As soon as the pharmacist receives the order and verifies the order, the nurse has access to that med. The average turnaround time from the time the med is ordered until administration is 28 minutes. And with CPOE, the physician will put the order in, and the order will go right into the system.
So you wanted to create new efficiencies on the way towards CPOE?
Yes.
And the process encompasses barcoded meds administration?
Sheridan: Yes. We have an electronic record for medication, so the nurse will pull up her or his meds on the screen, the put in the patient’s name into the Omnicell, it will tell you where the meds are, and they go to the patient’s bedside and scan the patient, the nurse, and the meds, at the bedside, so there’s full barcoding.
So you have an eMAR [electronic medication administration record], then?
Yes, we do. We’ve had that about a year. And our eMAR is totally interfaced with the pharmacy system and the Omnicell. And we’ve begun the implementation of CPOE.

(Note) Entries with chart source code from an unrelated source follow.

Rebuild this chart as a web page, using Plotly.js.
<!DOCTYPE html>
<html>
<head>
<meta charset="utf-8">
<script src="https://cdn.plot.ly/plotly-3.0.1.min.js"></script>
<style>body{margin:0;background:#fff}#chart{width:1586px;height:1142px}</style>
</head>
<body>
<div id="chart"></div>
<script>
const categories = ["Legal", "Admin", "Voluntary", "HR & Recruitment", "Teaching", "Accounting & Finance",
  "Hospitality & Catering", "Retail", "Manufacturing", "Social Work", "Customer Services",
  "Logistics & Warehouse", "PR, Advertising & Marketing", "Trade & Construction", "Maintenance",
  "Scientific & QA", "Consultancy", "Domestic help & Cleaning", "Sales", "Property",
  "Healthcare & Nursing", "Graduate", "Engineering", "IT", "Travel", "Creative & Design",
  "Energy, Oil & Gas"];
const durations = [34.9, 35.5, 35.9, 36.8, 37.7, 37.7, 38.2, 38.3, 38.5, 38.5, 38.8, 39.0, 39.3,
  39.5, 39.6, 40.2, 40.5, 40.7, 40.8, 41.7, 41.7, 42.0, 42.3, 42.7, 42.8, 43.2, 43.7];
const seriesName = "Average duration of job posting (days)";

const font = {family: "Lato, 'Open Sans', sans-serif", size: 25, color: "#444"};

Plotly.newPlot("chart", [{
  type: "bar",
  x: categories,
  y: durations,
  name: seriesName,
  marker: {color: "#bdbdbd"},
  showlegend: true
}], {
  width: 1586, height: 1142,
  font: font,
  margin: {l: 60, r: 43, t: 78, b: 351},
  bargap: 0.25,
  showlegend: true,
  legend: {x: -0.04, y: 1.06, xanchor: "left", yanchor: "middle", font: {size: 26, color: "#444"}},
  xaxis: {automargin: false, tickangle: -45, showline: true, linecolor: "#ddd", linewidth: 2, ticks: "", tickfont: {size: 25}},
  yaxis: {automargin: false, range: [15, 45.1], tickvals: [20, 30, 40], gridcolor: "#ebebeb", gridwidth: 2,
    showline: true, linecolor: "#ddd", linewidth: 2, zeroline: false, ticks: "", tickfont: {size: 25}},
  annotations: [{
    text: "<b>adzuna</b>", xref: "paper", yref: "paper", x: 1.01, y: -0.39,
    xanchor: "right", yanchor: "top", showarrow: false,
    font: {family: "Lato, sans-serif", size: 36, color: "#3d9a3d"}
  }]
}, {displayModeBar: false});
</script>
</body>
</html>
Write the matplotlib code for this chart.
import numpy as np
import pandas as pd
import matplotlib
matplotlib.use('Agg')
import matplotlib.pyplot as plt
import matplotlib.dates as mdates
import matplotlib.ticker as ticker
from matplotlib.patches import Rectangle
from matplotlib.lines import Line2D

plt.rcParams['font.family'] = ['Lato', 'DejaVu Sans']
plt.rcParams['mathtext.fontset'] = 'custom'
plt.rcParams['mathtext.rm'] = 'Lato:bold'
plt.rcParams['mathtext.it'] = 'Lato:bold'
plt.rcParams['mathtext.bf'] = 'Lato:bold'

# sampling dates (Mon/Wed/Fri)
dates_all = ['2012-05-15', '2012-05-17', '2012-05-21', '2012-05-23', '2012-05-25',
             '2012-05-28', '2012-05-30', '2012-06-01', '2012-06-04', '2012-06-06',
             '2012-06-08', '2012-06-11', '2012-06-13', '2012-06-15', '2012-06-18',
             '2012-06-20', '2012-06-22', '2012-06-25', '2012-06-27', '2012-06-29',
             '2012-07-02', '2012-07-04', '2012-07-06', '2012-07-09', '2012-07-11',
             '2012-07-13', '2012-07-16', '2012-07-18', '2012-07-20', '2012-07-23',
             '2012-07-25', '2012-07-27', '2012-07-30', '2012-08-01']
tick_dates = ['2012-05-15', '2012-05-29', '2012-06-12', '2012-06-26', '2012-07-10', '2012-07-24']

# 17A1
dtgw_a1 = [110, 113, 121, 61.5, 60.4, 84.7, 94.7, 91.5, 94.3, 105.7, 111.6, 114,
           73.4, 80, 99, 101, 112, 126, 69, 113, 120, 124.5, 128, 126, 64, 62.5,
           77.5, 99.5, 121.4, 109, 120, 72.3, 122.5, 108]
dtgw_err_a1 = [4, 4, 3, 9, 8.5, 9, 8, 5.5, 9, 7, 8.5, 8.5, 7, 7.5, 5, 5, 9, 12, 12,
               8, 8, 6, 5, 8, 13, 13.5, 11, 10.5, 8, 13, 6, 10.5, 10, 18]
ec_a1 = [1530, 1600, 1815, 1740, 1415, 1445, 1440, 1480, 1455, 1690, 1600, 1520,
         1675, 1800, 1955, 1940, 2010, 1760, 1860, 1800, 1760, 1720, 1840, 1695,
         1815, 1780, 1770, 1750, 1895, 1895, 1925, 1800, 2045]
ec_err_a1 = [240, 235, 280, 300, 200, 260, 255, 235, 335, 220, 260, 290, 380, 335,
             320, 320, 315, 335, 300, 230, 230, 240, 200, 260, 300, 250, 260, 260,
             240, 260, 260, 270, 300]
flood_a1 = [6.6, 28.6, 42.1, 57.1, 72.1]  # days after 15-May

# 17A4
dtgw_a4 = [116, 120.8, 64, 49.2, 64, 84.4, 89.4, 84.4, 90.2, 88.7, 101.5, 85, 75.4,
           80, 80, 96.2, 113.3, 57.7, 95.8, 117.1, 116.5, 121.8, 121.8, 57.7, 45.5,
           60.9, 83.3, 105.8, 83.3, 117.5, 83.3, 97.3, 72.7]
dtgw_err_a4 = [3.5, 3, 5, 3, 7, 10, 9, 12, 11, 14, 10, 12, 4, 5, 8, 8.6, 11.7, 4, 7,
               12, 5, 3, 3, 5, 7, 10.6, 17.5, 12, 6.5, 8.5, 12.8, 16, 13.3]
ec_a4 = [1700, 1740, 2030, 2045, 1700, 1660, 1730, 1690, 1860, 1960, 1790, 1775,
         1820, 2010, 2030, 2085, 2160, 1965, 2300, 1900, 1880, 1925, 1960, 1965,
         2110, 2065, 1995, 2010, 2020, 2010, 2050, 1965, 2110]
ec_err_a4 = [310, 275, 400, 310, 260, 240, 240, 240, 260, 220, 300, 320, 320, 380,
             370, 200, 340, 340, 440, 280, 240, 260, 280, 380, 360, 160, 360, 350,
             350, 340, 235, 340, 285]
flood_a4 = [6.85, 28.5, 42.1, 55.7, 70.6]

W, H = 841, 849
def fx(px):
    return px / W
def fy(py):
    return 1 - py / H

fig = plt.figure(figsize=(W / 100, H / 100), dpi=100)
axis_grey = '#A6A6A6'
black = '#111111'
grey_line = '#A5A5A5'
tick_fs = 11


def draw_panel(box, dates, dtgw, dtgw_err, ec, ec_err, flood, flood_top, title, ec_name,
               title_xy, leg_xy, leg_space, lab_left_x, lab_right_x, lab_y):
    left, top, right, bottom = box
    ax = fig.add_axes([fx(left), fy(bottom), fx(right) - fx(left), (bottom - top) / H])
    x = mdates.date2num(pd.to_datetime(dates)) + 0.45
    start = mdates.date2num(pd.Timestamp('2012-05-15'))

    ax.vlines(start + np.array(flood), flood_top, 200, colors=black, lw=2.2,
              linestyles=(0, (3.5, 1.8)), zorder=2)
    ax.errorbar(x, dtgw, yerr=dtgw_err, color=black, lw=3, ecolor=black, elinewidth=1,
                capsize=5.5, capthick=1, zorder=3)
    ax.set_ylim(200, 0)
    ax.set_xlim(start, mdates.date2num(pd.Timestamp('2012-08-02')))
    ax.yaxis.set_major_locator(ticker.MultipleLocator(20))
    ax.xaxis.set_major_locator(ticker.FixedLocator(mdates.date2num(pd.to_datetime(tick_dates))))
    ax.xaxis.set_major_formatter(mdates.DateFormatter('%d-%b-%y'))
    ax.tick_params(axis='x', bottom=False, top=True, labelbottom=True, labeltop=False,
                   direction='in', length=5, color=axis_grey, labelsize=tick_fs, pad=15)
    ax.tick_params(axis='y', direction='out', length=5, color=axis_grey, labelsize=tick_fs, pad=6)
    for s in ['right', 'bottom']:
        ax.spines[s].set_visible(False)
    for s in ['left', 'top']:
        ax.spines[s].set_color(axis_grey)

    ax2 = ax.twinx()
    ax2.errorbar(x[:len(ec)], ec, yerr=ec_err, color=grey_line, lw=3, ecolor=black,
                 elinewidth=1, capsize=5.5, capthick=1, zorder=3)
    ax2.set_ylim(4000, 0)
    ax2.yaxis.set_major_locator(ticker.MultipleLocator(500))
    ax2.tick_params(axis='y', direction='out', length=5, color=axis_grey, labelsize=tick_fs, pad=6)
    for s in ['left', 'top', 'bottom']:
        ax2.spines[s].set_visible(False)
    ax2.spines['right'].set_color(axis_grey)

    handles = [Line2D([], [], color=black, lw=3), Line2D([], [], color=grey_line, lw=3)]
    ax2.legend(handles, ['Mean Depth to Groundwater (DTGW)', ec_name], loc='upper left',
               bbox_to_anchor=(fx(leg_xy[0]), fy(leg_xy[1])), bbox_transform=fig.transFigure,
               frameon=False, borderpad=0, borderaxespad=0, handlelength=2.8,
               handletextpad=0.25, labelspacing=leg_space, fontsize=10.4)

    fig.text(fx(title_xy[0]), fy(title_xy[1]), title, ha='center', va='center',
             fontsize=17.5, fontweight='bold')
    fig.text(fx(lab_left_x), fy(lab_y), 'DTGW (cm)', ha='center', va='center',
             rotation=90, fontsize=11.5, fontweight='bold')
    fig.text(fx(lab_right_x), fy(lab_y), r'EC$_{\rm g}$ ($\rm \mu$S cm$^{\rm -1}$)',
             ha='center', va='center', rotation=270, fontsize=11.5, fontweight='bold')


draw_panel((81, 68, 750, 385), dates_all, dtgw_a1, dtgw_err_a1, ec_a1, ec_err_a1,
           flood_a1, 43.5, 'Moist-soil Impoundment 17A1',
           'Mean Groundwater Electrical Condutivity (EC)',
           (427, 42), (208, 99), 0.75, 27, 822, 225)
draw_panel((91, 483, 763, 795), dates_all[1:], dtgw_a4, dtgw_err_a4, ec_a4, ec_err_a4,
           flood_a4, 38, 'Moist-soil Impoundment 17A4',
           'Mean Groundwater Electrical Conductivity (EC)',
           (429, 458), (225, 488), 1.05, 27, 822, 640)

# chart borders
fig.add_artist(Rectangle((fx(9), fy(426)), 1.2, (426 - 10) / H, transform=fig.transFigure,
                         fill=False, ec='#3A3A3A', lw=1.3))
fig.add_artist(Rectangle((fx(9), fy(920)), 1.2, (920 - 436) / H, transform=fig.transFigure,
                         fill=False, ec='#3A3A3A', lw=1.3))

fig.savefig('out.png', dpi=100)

Have you documented any metrics on patient safety, like medication error rates?
Alessandrini: They’re extremely low. We were low to begin with, because of a lot of safety measures that were already in place. And even now, we’re probably approaching a four or five sigma now in terms of errors. We talk about errors per 1,000 patient days now, we no longer talk about individual errors. Because of the closed-loop system we have in place, most events are close calls now.
But it has improved since barcoding and the eMAR, right?
Alessandrini: Absolutely.
Sheridan: And since the shift to the Omnicell. Sometimes, if a patient was in the ICU and was moved, you had to move meds with the patients, and there might be problems. But our errors are extremely low. The benchmarking nationally is not really available, because of variations in reporting patterns, etc. But we monitor that on every level, and the error level remains extremely low. And that’s why we insisted and insist on having nursing partnering with pharmacy, as we go through trials on new technologies. So we have some pretty good research data on that.
I’m sure with CPOE that you brought the physicians in to sit down with the nurses and pharmacy to strengthen things further, right?
Sheridan: We have a physician implementation team working with all the other teams; and IT has been wonderful. And physicians are driving that process around order entry, so that there’s ownership and buy-in in that process.
What are you hoping will happen once you’re fully implemented on CPOE?
Alessandrini: One of the things we’ve learned is that for clinical pharmacists to intervene, they would have to be there with the physicians, or you’d lose the opportunity. We are working closely with physicians and pharmacists on creating appropriate, but not burdensome, speed bumps, so that the appropriate interventions will happen while the physician is at the terminal, to appropriately adjust for height and weight, renal function, etc., so that the pharmacist will be freed up for other opportunities, such as antibiotic stewardship, a program for selection of the correct antibiotic for the culture.
Sheridan: And having CPOE will enhance that opportunity.